# Inherited Model 536.918700



## jimmyjames (Jan 25, 2018)

Hi!

I inherited a Craftsman 536.918700 a few years back, and want to get around to getting it in good working condition. I can't find a manual for it anywhere online, and was wondering if anyone here had one. After the foot we got on Monday, I'd really like to get it up and running.

Thanks!


----------



## Oneacer (Jan 3, 2011)

https://www.searspartsdirect.com/model-number/536918700/0247/1507000.html?pathTaken=


----------



## HCBPH (Mar 8, 2011)

Jim


Welcome to the forum. I have a copy of the manual in pdf format. If you send me a pm with your email address, happy to share it.
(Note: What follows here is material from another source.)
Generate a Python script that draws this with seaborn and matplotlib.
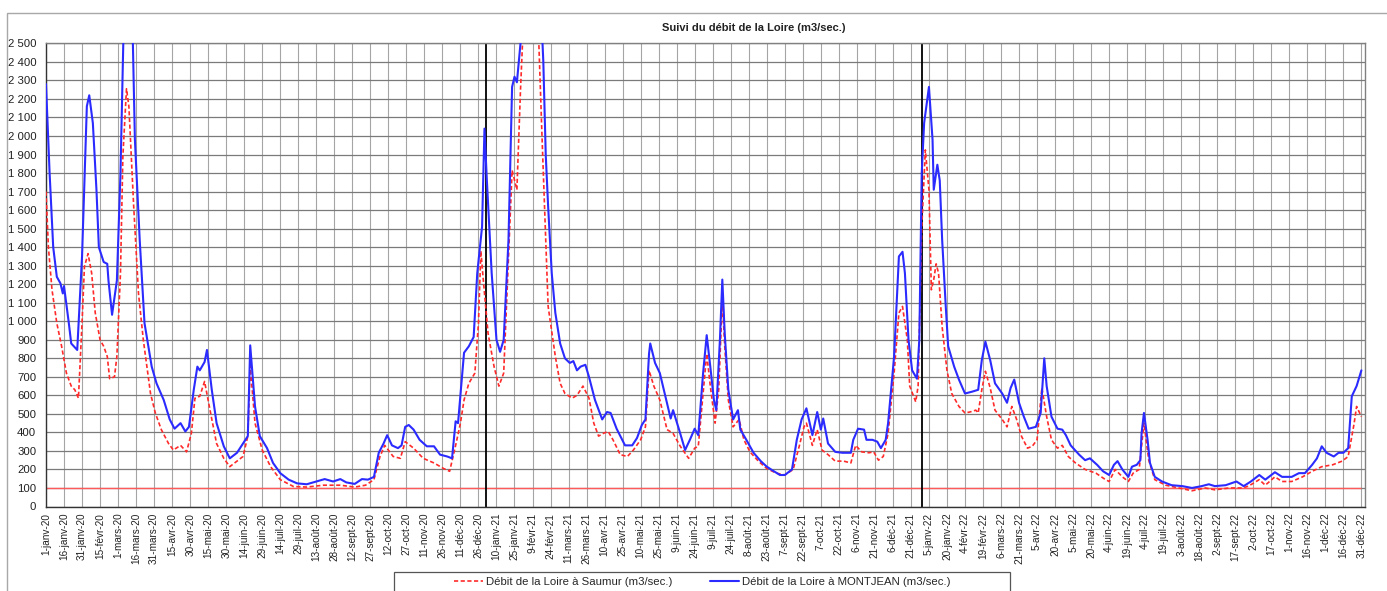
#suivi du debit de la Loire - Saumur et Montjean, 2020 a 2022
import pandas as pd
import matplotlib
matplotlib.use('Agg')
import matplotlib.pyplot as plt
import seaborn as sns
from matplotlib.patches import Rectangle

# jours comptes depuis le 1er janvier 2020
debut = pd.Timestamp('2020-01-01')

montjean_jour = [0, 3, 6, 9, 12, 14, 15, 19, 21, 26, 30, 34, 36, 39, 42, 44, 48, 51, 52, 55, 59, 62, 65, 69, 72, 74,
                 78, 82, 88, 92, 98, 103, 107, 112, 116, 119, 123, 126, 128, 132, 134, 138, 142, 148, 153, 159, 164,
                 168, 170, 174, 178, 184, 189, 195, 202, 209, 217, 225, 232, 239, 245, 250, 257, 263, 268, 273, 277,
                 281, 284, 288, 293, 296, 299, 302, 306, 311, 317, 323, 328, 334, 338, 341, 343, 348, 352, 356, 359,
                 363, 365,
                 367, 371, 375, 378, 381, 385, 388, 390, 392, 395, 403, 412, 414, 416, 418, 421, 424, 428, 432, 436,
                 439, 442, 445, 449, 452, 457, 463, 467, 470, 475, 482, 488, 492, 496, 499, 502, 503, 507, 511, 515,
                 520, 522, 527, 532, 536, 540, 543, 547, 550, 553, 556, 558, 561, 563, 565, 568, 572, 576, 578, 583,
                 589, 595, 600, 606, 611, 615, 621, 625, 629, 633, 638, 642, 645, 647, 651, 657, 663, 670, 672, 676,
                 681, 683, 688, 692, 695, 699, 701, 706, 710, 713, 715, 718, 721, 725, 727,
                 729, 731, 735, 738, 739, 742, 744, 746, 749, 751, 756, 760, 765, 771, 776, 779, 782, 786, 790, 796,
                 800, 803, 806, 810, 814, 818, 824, 828, 831, 833, 837, 842, 846, 849, 853, 860, 865, 869, 875, 880,
                 885, 889, 892, 896, 901, 904, 908, 911, 912, 914, 917, 919, 923, 929, 937, 946, 954, 962, 968, 973,
                 982, 991, 997, 1003, 1010, 1015, 1023, 1029, 1037, 1043, 1048, 1054, 1058, 1062, 1066, 1072, 1076,
                 1080, 1084, 1087, 1091, 1095]
montjean_debit = [2280, 1800, 1400, 1240, 1205, 1150, 1190, 990, 880, 845, 1350, 2160, 2220, 2070, 1710, 1400, 1320,
                  1310, 1220, 1035, 1220, 1800, 2700, 2900, 2600, 1980,
                  1440, 990, 755, 665, 575, 470, 420, 450, 405, 430, 630, 755, 735, 780, 845, 630, 450, 325, 260, 290,
                  340, 380, 870, 540, 380, 315, 235, 180, 145, 125, 120, 135, 148, 135, 148, 130, 122, 148, 145, 160,
                  290, 340, 385, 330, 315, 330, 430, 440, 415, 360, 325, 325, 280, 270, 260, 460, 450, 830, 865, 915,
                  1260, 1510, 2040,
                  1760, 1260, 900, 835, 900, 1440, 2265, 2320, 2290, 2500, 3000, 2700, 2400, 1900, 1620, 1260, 1045,
                  880, 800, 775, 785, 735, 755, 765, 700, 575, 470, 510, 505, 420, 330, 330, 370, 440, 470, 825, 880,
                  775, 720, 610, 475, 520, 415, 305, 360, 420, 385, 720, 925, 755, 575, 520, 900, 1225, 935, 630, 470,
                  520, 415, 360, 290, 245, 215, 190, 170, 170, 200, 360, 470, 530, 385, 510, 415, 475, 340, 295, 290,
                  290, 360, 420, 415, 360, 360, 350, 315, 360, 450, 810, 1350, 1375, 1260, 900, 735, 690, 900,
                  1800, 2070, 2265, 1980, 1710, 1845, 1760, 1440, 1080, 865, 755, 685, 610, 620, 630, 790, 890, 790,
                  665, 610, 560, 640, 685, 560, 485, 420, 430, 505, 800, 650, 485, 420, 415, 385, 330, 280, 250, 260,
                  225, 190, 170, 225, 245, 200, 160, 215, 225, 250, 395, 505, 360, 235, 160, 135, 115, 110, 100, 110,
                  120, 110, 115, 135, 110, 135, 170, 145, 185, 160, 160, 180, 180, 225, 260, 325, 290, 270, 290, 290,
                  315, 595, 650, 735]

saumur_jour = [0, 2, 5, 9, 13, 17, 21, 24, 27, 30, 32, 35, 38, 41, 45, 48, 51, 53, 57, 59, 62, 64, 67, 69, 73, 77, 81,
               87, 91, 96, 102, 106, 112, 117, 121, 124, 128, 132, 137, 142, 148, 153, 159, 164, 168, 170, 174, 180,
               187, 195, 206, 217, 231, 245, 257, 266, 273, 278, 282, 289, 295, 299, 306, 314, 323, 331, 336, 341,
               345, 348, 352, 357, 360, 362, 364,
               368, 373, 377, 381, 385, 388, 392, 395, 397, 403, 410, 413, 416, 418, 424, 428, 432, 438, 442, 447,
               452, 456, 460, 464, 468, 472, 478, 484, 489, 495, 499, 502, 506, 511, 517, 522, 528, 535, 540, 543,
               547, 550, 553, 557, 560, 563, 565, 568, 572, 577, 581, 586, 593, 600, 608, 615, 622, 627, 631, 633,
               638, 642, 646, 651, 657, 664, 670, 674, 679, 685, 689, 693, 697, 701, 706, 710, 713, 717, 719, 724,
               726, 729,
               732, 735, 737, 739, 741, 743, 746, 750, 754, 760, 765, 769, 774, 776, 779, 782, 786, 790, 796, 800,
               804, 808, 812, 817, 821, 825, 829, 833, 837, 842, 846, 851, 857, 865, 874, 882, 885, 890, 896, 901,
               905, 910, 914, 918, 923, 932, 943, 954, 965, 973, 985, 996, 1001, 1010, 1015, 1023, 1029, 1037, 1046,
               1054, 1062, 1071, 1079, 1084, 1089, 1091, 1095]
saumur_debit = [1700, 1400, 1170, 990, 865, 720, 650, 630, 585, 990, 1295, 1365, 1260, 1045, 900, 865, 810, 690, 700,
                810, 1260, 1890, 2255, 2160, 1620, 1150, 900, 610, 505, 415, 340, 305, 330, 295, 395, 585, 595, 675,
                505, 340, 260, 215, 245, 270, 380, 760, 450, 305, 215, 145, 108, 105, 115, 115, 105, 115, 145, 270,
                330, 270, 260, 350, 315, 260, 235, 205, 190, 330, 450, 575, 665, 720, 990, 1380, 1225,
                935, 755, 650, 720, 1350, 1815, 1710, 2250, 2550, 2800, 2550, 1980, 1440, 1080, 810, 665, 610, 585,
                600, 650, 585, 450, 380, 395, 405, 360, 280, 270, 305, 360, 430, 735, 650, 575, 415, 395, 325, 260,
                315, 325, 610, 825, 650, 450, 630, 1120, 865, 575, 430, 470, 360, 295, 245, 205, 180, 170, 200, 325,
                430, 450, 330, 415, 305, 280, 245, 245, 235, 330, 295, 290, 295, 250, 270, 395, 720, 1045, 1080, 900,
                650, 565, 650, 1500,
                1925, 1710, 1170, 1225, 1310, 1260, 970, 735, 610, 540, 505, 510, 520, 505, 630, 730, 640, 520, 470,
                430, 540, 470, 380, 315, 325, 360, 640, 485, 360, 315, 330, 270, 235, 200, 180, 145, 135, 200, 160,
                135, 180, 200, 450, 250, 145, 115, 100, 85, 100, 90, 100, 100, 110, 145, 115, 160, 135, 135, 160,
                190, 215, 225, 245, 270, 450, 540, 485]

seuil = 100
annees = ['2021-01-01', '2021-12-30']
mois = ['janv', 'févr', 'mars', 'avr', 'mai', 'juin', 'juil', 'août', 'sept', 'oct', 'nov', 'déc']

df_m = pd.DataFrame({'date': debut + pd.to_timedelta(montjean_jour, unit='D'), 'debit': montjean_debit})
df_s = pd.DataFrame({'date': debut + pd.to_timedelta(saumur_jour, unit='D'), 'debit': saumur_debit})

sns.set_theme(style="white")
plt.rcParams['font.family'] = ['Liberation Sans', 'DejaVu Sans']

W, H = 1387, 591
fig = plt.figure(figsize=(W / 100, H / 100), dpi=100)
ax = fig.add_axes([46 / W, 1 - 506.5 / H, (1365 - 46) / W, (506.5 - 43.4) / H])

ax.hlines(seuil, debut, debut + pd.Timedelta(days=1095), color='#ff5a5a', lw=1, zorder=2)
for a in annees:
    ax.axvline(pd.Timestamp(a), color='black', lw=1.3, zorder=2)

sns.lineplot(data=df_s, x='date', y='debit', ax=ax, color='#ff2a2a', lw=1.2,
             linestyle=(0, (2.5, 1.5)), estimator=None, zorder=3)
sns.lineplot(data=df_m, x='date', y='debit', ax=ax, color='#2b2bff', lw=1.5, estimator=None, zorder=4)

# axes
ax.set_ylim(0, 2500)
ax.set_xlim(debut, debut + pd.Timedelta(days=1098))
yt = list(range(0, 2501, 100))
ax.set_yticks(yt)
ax.set_yticklabels([f"{v:,}".replace(',', ' ') for v in yt], fontsize=8.2, color='#222222')
xt = pd.date_range('2020-01-01', '2022-12-31', freq='15D')
ax.set_xticks(xt)
ax.set_xticklabels([f"{d.day}-{mois[d.month - 1]}-{d:%y}" for d in xt], rotation=90,
                   fontsize=7.2, color='#222222')
ax.tick_params(axis='both', length=2.5, width=0.8, color='#444444', direction='out')
ax.tick_params(axis='y', pad=4.5)
ax.tick_params(axis='x', pad=2)
ax.set_xlabel('')
ax.set_ylabel('')

ax.yaxis.grid(True, color='#7a7a7a', lw=0.9)
ax.xaxis.grid(True, color='#a5a5a5', lw=0.8)
ax.set_axisbelow(True)
for s in ax.spines.values():
    s.set_color('#808080')
    s.set_linewidth(1)
ax.spines['left'].set_color('#333333')
ax.spines['bottom'].set_color('#333333')

fig.text(754 / W, 1 - 28 / H, 'Suivi du débit de la Loire (m3/sec.)', ha='center', va='center',
         fontsize=8, fontweight='bold', color='#222222')

# cadres
fig.add_artist(Rectangle((7 / W, -0.1), 1.2, 1 - 12.7 / H + 0.1, transform=fig.transFigure,
                         fill=False, edgecolor='#a8a8a8', lw=1))
fig.add_artist(Rectangle((394 / W, -0.1), (1010 - 394) / W, 1 - 571.7 / H + 0.1, transform=fig.transFigure,
                         fill=False, edgecolor='#555555', lw=0.9))

h = ax.get_lines()
leg_handles = [plt.Line2D([], [], color='#ff2a2a', lw=1.2, linestyle=(0, (2.5, 1.5))),
               plt.Line2D([], [], color='#2b2bff', lw=1.5)]
fig.legend(leg_handles, ['Débit de la Loire à Saumur (m3/sec.)', 'Débit de la Loire à MONTJEAN (m3/sec.)'],
           loc='center', bbox_to_anchor=(702 / W, 1 - 582 / H), ncol=2, frameon=False, fontsize=8.2,
           handlelength=2.6, handletextpad=0.2, columnspacing=3.3)

fig.savefig('out.png', dpi=100)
That's a good little unit. Biggest issue you will have is if it has the plastic bushings on the axel and auger shafts. I've converted some machines to roller bearings but the auger housing on that one is too small an opening for the ones I've found so far.


Paul


----------



## jimmyjames (Jan 25, 2018)

HCBPH said:


> Jim
> 
> 
> Welcome to the forum. I have a copy of the manual in pdf format. If you send me a pm with your email address, happy to share it.
> ...


That would be excellent Paul. I will get it touch.


----------



## ProudPrimate (Oct 1, 2018)

I also need that PDF manual, Paul, for the Craftsman 536.918700

If you could send one to [email protected] I would be most appreciative.

Thanks, 

John S. Carpenter


----------



## HCBPH (Mar 8, 2011)

ProudPrimate said:


> I also need that PDF manual, Paul, for the Craftsman 536.918700
> 
> If you could send one to [email protected] I would be most appreciative.
> 
> ...


On it's way. For anyone else in the future, best to send a PM as I for one don't always go back through old threads and may not see the request.

Paul


----------